-- START OF MATERIAL FOR THIS TASK --

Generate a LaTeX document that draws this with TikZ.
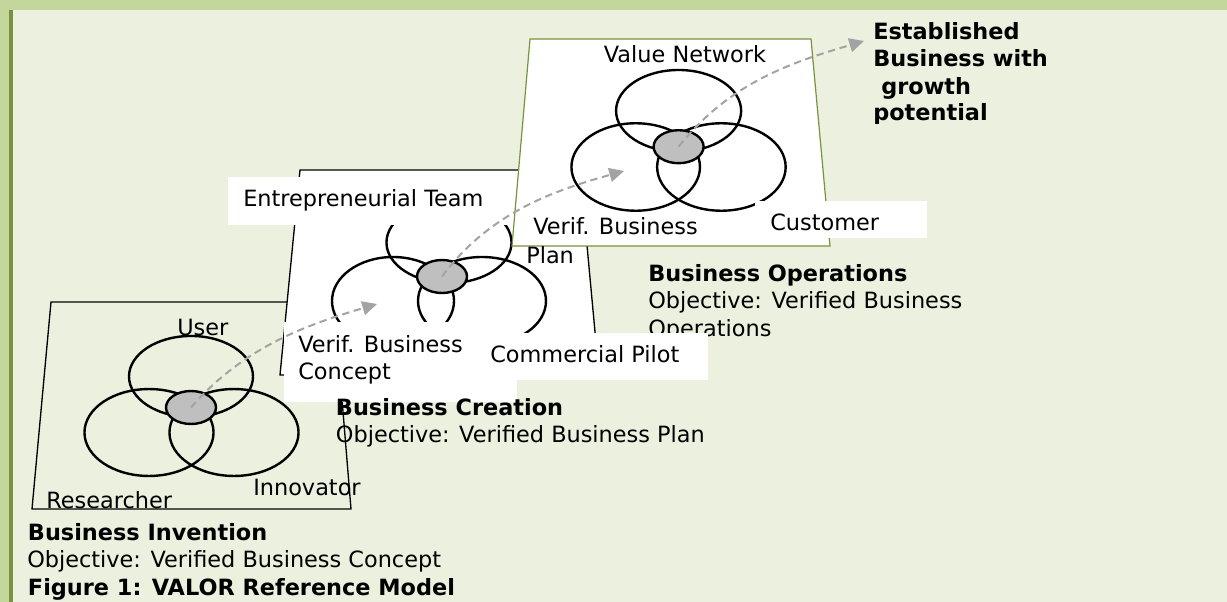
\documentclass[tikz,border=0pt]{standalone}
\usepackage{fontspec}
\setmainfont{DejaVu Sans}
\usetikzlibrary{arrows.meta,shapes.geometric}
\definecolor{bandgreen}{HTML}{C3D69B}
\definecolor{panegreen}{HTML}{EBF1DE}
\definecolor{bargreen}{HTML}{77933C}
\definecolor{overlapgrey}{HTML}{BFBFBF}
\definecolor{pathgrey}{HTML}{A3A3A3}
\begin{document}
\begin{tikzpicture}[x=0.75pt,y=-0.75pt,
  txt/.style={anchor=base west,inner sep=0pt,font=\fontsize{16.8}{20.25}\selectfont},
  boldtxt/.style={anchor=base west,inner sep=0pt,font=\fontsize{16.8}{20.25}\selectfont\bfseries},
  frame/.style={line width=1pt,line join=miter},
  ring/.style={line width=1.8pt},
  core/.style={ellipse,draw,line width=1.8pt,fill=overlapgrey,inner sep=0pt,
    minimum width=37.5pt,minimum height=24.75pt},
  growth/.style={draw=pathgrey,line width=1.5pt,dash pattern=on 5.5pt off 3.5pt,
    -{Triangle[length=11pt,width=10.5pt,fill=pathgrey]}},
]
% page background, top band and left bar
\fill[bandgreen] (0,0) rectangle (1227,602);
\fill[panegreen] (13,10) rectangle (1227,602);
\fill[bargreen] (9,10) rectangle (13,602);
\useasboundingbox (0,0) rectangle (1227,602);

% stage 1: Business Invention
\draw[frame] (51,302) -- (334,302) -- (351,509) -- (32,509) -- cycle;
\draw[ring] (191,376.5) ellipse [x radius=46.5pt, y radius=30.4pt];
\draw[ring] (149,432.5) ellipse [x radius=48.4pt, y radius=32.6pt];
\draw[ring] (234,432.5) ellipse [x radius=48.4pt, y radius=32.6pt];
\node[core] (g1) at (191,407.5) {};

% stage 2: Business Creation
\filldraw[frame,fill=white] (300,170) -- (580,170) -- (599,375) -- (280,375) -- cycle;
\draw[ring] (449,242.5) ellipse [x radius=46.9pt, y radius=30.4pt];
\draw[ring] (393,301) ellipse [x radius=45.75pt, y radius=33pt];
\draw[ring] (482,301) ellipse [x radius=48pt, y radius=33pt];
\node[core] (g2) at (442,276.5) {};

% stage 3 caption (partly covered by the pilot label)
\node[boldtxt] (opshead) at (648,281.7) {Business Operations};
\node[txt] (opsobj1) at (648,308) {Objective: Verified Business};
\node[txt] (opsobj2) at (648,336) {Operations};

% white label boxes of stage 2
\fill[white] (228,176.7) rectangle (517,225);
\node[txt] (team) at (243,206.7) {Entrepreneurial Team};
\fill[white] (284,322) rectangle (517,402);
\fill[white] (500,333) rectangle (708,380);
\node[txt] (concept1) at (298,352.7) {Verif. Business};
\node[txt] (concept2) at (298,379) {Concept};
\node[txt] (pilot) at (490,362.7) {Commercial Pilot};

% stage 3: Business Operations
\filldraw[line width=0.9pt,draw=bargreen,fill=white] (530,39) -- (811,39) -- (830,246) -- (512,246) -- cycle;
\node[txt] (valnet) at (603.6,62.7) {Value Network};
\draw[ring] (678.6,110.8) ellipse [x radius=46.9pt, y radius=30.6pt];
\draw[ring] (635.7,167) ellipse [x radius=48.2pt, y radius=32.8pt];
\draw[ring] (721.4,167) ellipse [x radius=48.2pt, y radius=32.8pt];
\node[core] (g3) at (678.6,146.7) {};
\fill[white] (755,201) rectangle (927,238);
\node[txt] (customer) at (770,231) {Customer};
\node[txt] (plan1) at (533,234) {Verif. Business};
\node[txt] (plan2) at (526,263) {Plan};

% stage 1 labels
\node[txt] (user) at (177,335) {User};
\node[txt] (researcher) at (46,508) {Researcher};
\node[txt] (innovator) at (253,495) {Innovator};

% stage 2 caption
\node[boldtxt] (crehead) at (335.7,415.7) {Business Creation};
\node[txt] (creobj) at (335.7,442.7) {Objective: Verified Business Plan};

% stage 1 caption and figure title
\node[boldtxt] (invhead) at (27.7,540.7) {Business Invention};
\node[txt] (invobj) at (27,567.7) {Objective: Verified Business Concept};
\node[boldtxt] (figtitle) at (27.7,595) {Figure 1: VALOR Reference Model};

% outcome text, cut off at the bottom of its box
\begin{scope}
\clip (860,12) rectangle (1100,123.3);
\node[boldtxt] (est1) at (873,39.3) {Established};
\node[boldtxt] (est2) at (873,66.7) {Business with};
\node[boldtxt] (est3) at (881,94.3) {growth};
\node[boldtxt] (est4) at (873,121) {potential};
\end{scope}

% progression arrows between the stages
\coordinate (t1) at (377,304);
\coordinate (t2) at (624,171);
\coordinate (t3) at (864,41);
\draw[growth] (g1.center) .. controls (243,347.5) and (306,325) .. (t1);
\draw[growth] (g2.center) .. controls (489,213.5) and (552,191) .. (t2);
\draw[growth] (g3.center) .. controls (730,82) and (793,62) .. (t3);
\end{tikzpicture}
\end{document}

-- END OF MATERIAL FOR THIS TASK --
-- START OF MATERIAL FOR THIS TASK --

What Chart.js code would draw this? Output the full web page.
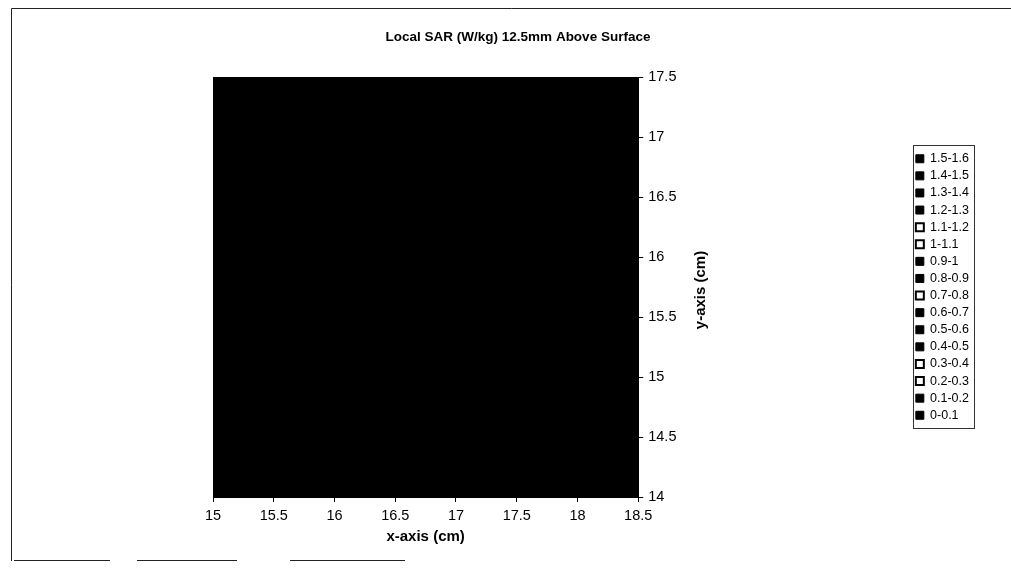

-- END OF MATERIAL FOR THIS TASK --

▸ **EXERCISE BRIEF**:
Lines containing the word "with" must all be returned from the material above.

▸ **REPLY TO THE TASK**:
Generate a LaTeX document that draws this with TikZ.
\node[boldtxt] (est2) at (873,66.7) {Business with};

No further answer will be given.